- [Stated task]: Track down each line that has the word "code" and copy it.

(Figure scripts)
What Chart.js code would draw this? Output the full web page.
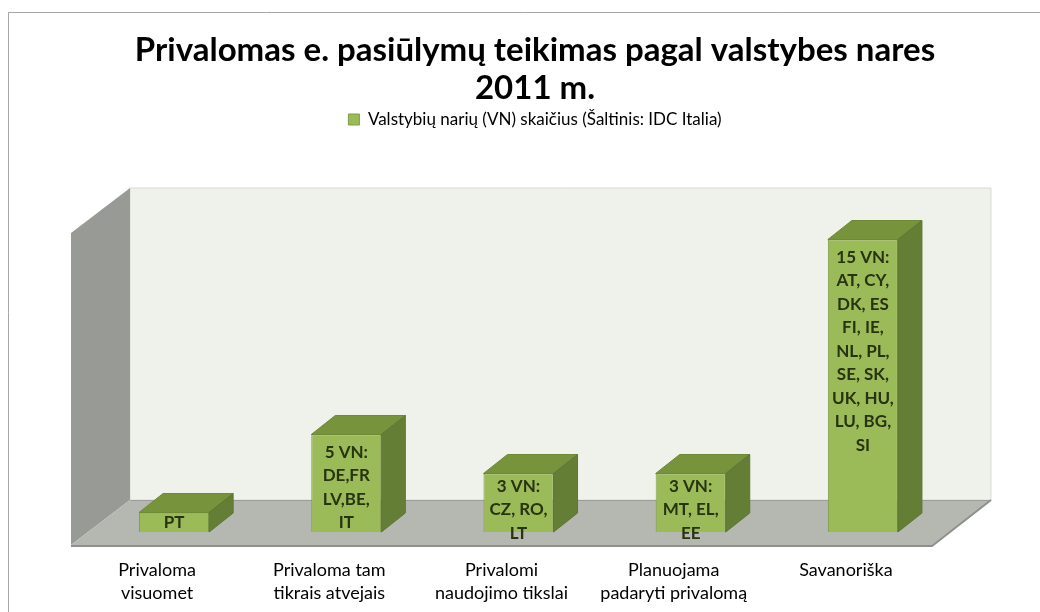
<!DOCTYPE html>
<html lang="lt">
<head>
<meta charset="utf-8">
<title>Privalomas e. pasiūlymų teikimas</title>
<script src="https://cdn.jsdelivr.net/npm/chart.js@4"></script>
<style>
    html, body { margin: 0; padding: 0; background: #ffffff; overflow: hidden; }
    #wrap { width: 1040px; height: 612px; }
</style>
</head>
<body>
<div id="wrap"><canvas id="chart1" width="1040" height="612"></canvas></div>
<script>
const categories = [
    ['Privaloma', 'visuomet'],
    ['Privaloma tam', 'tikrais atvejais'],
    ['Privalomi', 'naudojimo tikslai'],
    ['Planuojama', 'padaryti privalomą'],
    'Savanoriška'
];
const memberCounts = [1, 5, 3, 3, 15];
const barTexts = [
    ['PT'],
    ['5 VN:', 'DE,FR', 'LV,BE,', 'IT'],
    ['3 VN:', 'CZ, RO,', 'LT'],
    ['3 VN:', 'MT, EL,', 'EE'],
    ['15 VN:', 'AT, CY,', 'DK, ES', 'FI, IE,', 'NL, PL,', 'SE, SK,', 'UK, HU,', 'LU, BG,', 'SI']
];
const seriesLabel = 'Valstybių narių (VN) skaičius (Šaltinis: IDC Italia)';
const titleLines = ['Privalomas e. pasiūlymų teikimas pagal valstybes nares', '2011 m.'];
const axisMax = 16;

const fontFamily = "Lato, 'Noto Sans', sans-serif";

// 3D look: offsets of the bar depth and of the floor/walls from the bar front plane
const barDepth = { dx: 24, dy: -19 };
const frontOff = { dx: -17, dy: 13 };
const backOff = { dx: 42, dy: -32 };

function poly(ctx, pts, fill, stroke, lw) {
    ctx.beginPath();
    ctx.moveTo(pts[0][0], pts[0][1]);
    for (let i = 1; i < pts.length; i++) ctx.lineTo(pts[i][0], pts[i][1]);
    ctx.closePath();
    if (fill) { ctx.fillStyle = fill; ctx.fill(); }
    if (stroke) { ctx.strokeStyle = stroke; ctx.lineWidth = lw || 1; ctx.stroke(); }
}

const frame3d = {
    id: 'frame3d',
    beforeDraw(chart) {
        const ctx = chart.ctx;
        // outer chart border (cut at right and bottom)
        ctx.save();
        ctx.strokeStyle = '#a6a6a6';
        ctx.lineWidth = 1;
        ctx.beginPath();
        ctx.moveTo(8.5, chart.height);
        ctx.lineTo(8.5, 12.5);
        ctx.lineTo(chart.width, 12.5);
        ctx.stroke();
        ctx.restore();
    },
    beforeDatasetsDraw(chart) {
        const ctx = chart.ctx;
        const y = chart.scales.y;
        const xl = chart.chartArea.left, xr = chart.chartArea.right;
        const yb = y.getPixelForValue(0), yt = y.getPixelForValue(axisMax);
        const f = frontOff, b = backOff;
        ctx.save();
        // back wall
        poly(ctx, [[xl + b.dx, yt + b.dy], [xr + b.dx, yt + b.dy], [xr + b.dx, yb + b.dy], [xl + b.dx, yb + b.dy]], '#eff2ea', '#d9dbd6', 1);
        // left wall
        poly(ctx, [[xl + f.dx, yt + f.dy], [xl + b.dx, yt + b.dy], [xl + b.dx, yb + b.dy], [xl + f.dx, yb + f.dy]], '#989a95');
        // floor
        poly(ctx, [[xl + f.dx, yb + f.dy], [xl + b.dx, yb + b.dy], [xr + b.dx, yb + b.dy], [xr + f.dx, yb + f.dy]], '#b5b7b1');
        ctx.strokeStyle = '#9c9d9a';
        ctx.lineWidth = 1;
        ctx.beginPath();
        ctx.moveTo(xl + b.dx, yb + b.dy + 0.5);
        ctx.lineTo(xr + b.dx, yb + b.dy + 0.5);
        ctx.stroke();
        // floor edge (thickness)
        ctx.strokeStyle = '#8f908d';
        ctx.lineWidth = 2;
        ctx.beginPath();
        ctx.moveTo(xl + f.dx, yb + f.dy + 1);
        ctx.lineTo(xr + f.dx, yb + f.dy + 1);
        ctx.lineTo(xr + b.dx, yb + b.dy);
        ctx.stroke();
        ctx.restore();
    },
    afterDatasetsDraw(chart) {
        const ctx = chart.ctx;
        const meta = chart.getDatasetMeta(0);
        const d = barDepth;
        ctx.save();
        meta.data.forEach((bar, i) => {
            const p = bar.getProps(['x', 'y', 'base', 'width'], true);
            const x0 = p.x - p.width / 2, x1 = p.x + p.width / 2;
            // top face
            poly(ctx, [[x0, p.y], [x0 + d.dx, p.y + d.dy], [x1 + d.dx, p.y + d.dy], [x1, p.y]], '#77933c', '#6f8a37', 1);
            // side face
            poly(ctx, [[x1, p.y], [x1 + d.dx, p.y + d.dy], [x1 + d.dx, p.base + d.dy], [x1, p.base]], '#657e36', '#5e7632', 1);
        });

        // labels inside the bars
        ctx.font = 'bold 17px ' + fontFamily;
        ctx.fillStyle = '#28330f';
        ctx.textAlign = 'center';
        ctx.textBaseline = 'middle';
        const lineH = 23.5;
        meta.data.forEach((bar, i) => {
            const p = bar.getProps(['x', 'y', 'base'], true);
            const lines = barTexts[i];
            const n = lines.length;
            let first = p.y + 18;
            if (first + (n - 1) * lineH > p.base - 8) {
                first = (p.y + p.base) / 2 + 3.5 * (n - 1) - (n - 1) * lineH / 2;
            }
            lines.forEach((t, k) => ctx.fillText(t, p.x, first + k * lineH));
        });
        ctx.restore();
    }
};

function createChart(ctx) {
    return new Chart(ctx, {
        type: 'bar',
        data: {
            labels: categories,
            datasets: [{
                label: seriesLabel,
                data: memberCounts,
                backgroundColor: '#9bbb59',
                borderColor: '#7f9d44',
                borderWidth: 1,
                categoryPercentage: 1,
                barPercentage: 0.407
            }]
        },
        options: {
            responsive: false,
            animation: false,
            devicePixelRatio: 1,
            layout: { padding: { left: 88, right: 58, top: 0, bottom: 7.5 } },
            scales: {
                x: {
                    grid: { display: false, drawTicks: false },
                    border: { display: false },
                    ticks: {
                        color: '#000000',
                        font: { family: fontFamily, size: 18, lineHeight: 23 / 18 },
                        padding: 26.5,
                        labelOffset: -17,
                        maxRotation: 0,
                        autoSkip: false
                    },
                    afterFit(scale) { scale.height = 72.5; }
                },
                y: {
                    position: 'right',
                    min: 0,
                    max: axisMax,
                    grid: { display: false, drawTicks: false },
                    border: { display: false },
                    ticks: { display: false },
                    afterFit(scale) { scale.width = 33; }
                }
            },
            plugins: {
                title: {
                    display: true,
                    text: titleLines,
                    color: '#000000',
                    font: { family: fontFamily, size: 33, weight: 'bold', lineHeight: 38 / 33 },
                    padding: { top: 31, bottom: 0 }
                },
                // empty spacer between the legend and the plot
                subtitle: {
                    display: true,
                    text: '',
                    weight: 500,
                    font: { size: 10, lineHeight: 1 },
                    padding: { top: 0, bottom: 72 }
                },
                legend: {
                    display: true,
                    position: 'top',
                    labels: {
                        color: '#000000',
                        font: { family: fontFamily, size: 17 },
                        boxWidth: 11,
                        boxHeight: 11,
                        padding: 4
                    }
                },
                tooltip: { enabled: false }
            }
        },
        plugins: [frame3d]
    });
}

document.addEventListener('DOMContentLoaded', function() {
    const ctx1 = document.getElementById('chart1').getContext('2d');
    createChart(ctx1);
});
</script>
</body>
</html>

--

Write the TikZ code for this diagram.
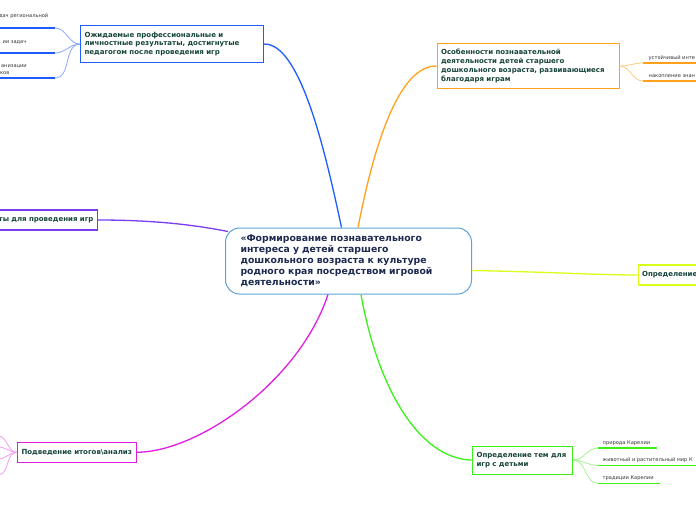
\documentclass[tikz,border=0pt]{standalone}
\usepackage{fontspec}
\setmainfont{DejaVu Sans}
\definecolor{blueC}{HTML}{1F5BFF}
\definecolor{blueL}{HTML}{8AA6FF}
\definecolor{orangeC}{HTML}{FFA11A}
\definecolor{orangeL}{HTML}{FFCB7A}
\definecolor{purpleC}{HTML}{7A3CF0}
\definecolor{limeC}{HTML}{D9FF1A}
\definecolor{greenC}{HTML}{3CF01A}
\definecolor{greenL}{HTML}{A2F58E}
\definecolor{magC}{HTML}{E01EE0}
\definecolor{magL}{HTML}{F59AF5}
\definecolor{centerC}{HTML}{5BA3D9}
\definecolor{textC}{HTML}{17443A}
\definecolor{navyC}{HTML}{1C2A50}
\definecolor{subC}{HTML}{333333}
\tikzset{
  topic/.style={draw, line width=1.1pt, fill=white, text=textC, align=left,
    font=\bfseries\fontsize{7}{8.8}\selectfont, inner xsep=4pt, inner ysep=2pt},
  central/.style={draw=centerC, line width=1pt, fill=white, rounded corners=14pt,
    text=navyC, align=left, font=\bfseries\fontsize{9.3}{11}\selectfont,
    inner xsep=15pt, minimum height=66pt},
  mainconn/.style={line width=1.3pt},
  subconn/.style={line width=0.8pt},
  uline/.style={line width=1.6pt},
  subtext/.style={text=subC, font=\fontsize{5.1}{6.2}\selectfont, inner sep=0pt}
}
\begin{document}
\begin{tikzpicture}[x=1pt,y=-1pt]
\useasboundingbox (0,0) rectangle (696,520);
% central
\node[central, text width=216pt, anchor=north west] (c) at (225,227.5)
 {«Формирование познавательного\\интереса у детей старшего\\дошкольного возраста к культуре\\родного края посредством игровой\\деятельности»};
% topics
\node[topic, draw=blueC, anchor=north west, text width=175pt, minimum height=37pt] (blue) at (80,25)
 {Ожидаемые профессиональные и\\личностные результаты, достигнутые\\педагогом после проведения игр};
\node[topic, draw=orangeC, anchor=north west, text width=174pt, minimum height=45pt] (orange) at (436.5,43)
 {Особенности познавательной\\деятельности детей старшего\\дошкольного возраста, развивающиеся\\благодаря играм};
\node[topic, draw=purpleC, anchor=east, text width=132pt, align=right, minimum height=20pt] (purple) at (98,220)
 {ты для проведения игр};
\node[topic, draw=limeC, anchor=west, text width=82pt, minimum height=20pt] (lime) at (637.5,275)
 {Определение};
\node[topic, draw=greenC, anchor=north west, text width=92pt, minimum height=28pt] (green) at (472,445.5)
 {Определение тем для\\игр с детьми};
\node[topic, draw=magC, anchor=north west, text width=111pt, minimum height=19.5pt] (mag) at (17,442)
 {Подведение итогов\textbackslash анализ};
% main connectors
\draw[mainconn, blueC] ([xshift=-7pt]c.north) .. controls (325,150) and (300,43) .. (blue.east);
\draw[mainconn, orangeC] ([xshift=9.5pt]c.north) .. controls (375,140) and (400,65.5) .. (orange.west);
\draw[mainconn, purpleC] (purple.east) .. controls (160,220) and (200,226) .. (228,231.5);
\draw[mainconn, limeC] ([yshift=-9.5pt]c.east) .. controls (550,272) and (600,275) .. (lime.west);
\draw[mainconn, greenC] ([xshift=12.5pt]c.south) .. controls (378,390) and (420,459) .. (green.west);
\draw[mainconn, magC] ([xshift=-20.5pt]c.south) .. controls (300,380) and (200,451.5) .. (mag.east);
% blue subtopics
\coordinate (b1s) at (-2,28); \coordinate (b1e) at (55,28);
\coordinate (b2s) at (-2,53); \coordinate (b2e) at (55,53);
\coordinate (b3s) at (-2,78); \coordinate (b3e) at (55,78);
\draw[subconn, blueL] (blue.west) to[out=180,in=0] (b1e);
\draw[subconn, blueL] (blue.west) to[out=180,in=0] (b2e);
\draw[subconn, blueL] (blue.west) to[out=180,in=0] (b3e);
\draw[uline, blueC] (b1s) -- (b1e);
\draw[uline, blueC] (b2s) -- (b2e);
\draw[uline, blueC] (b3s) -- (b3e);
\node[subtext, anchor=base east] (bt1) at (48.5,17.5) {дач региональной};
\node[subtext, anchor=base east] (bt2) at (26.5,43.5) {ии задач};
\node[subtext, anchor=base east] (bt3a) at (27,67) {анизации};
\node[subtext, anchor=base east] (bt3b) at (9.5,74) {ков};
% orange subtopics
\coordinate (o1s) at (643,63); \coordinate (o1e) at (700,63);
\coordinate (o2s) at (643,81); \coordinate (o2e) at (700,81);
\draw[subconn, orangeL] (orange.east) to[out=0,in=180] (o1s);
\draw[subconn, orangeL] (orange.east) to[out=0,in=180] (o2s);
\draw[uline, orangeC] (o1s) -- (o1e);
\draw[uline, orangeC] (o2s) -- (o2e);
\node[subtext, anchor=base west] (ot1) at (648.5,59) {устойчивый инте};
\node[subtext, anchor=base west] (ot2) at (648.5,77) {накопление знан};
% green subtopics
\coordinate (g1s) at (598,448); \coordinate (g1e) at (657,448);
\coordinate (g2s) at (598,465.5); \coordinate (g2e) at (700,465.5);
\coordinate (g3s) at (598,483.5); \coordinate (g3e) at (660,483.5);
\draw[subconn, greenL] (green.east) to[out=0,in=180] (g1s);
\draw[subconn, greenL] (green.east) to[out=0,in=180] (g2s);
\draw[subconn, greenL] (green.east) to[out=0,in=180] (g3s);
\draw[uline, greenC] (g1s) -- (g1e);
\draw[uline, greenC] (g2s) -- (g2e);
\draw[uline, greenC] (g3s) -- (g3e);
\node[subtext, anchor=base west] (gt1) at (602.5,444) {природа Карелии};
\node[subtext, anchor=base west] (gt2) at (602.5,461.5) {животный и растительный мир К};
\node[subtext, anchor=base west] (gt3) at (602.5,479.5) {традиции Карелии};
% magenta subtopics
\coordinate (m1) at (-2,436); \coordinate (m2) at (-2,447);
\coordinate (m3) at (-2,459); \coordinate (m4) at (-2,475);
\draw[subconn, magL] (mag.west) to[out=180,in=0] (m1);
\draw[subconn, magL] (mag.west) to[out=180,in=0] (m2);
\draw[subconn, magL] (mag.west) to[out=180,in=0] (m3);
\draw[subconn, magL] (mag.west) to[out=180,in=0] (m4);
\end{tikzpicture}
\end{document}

* * *

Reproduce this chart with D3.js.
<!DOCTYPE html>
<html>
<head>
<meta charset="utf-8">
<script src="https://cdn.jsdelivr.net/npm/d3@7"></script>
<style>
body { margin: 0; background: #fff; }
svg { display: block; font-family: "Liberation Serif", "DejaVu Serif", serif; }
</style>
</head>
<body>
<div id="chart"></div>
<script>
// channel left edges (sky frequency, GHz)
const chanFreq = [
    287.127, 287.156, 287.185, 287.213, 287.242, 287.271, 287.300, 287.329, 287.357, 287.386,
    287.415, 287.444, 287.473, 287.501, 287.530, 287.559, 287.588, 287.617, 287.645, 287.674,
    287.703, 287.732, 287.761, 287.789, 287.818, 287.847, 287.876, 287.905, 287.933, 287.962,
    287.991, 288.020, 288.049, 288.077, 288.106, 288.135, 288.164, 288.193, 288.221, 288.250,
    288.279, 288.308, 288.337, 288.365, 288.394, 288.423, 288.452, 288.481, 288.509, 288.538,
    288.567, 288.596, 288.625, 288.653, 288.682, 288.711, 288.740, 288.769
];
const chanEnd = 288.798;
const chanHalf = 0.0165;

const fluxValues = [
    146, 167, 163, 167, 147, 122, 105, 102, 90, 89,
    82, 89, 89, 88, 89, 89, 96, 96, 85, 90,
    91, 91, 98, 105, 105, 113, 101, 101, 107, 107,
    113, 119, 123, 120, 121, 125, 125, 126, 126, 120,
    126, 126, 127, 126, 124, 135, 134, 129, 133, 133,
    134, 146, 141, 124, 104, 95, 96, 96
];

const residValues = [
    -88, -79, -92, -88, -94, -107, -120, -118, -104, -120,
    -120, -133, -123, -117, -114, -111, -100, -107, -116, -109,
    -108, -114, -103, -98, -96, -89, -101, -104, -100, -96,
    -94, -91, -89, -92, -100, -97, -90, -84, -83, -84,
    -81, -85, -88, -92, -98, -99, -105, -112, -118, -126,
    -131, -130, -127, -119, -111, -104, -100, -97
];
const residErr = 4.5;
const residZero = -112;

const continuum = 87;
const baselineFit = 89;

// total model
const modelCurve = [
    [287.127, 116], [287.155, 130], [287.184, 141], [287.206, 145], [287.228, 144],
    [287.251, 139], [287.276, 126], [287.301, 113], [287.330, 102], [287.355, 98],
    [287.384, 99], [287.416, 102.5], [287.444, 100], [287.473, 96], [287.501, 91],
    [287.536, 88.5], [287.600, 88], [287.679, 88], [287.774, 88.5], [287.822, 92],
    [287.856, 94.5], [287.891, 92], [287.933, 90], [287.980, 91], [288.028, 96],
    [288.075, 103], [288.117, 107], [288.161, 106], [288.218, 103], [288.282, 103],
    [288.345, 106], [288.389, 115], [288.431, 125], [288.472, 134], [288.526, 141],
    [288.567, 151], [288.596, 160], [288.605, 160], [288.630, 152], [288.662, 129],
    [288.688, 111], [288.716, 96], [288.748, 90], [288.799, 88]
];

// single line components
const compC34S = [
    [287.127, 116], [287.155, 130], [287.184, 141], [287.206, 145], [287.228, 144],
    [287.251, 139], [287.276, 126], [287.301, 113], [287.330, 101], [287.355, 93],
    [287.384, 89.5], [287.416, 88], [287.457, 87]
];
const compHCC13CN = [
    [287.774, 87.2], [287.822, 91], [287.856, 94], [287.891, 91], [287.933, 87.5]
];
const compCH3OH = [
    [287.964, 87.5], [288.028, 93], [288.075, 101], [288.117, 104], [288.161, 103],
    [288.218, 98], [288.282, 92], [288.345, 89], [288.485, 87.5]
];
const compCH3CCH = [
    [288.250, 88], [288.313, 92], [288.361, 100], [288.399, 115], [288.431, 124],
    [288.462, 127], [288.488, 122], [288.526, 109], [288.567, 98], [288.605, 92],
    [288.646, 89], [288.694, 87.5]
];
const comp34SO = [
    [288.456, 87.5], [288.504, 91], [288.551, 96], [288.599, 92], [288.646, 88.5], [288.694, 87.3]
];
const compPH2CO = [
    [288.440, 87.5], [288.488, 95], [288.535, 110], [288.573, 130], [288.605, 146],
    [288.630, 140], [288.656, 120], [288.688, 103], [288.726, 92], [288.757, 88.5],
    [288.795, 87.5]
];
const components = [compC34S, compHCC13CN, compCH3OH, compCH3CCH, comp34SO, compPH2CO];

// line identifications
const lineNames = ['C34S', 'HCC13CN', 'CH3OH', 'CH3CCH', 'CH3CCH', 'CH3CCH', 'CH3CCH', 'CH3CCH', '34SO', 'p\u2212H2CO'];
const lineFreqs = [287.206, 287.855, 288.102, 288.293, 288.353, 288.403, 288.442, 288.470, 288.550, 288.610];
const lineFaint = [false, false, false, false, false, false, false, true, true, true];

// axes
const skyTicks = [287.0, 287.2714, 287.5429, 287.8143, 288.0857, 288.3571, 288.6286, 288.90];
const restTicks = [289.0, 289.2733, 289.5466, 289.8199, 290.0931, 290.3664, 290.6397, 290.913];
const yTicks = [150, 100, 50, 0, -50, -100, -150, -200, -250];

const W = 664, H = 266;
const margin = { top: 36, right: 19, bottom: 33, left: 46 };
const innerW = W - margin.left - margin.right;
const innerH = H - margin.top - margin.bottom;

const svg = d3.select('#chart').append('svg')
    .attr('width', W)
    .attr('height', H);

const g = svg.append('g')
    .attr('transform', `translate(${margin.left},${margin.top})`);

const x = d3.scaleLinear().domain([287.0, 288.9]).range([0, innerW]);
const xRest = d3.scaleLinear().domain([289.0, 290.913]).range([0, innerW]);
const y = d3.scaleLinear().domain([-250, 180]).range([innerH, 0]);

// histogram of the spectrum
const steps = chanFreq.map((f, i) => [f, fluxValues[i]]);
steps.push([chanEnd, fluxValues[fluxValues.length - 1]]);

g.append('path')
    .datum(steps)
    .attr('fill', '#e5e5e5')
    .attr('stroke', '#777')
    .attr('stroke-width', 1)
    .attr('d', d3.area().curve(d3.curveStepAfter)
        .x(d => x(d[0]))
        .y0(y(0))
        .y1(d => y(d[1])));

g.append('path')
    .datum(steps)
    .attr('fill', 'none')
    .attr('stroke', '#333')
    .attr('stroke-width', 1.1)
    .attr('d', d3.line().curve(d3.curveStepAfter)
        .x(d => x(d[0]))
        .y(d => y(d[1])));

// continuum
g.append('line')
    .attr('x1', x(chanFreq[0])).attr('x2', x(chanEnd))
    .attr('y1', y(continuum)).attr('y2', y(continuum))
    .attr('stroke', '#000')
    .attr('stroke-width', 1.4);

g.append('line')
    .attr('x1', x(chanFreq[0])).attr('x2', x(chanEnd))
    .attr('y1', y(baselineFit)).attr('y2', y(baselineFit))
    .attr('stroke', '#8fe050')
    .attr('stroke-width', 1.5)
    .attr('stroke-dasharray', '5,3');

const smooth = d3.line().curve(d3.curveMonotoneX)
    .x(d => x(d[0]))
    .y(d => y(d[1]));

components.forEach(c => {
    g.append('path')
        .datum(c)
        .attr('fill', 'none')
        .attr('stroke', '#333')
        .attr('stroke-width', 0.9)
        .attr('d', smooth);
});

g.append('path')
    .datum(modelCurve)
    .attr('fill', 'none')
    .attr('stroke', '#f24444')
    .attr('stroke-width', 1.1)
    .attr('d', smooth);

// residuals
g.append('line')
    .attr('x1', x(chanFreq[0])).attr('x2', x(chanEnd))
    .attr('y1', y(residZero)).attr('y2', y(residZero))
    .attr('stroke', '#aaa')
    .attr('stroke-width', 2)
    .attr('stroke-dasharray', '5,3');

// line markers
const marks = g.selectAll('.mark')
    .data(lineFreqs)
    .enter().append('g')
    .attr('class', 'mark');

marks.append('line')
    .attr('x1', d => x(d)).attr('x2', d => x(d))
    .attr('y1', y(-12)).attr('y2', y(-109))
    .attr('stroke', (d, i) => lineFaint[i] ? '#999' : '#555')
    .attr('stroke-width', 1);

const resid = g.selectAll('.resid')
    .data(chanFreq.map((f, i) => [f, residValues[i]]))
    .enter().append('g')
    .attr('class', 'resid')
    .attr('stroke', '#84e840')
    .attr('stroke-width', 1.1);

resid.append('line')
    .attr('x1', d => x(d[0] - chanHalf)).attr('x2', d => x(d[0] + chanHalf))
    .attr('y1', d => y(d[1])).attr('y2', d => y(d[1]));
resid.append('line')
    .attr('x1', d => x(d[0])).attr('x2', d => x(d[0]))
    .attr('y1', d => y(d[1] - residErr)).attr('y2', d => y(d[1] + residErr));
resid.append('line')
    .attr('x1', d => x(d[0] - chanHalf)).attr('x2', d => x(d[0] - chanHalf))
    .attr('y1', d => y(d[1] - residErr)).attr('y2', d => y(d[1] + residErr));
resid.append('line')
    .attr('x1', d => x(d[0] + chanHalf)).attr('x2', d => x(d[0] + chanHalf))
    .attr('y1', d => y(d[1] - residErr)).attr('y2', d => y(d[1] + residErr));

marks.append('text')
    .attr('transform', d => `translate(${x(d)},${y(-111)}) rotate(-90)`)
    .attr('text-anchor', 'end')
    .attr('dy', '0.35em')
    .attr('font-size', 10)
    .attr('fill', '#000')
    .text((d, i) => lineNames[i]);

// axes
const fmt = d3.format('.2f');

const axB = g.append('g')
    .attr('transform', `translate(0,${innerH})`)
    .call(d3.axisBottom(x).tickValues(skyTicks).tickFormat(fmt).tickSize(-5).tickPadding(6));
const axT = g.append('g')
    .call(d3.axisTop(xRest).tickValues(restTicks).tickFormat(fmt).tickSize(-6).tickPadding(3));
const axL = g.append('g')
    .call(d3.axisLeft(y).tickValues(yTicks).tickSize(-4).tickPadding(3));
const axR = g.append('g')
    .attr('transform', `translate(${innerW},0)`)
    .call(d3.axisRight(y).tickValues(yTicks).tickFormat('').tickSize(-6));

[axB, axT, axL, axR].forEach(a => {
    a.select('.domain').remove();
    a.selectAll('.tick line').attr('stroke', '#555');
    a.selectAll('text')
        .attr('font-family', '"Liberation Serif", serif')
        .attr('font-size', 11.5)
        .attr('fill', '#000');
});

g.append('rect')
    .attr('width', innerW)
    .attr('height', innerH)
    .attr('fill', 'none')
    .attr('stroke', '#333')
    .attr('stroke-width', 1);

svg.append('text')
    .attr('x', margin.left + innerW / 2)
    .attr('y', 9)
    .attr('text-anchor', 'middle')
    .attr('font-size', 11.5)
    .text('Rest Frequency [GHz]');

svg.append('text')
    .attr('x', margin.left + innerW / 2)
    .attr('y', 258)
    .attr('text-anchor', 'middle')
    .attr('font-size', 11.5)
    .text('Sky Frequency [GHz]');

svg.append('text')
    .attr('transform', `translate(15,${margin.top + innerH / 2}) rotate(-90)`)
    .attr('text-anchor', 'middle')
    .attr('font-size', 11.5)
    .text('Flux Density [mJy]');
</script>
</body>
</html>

- [Full response]:
What Chart.js code would draw this? Output the full web page.
Write the TikZ code for this diagram.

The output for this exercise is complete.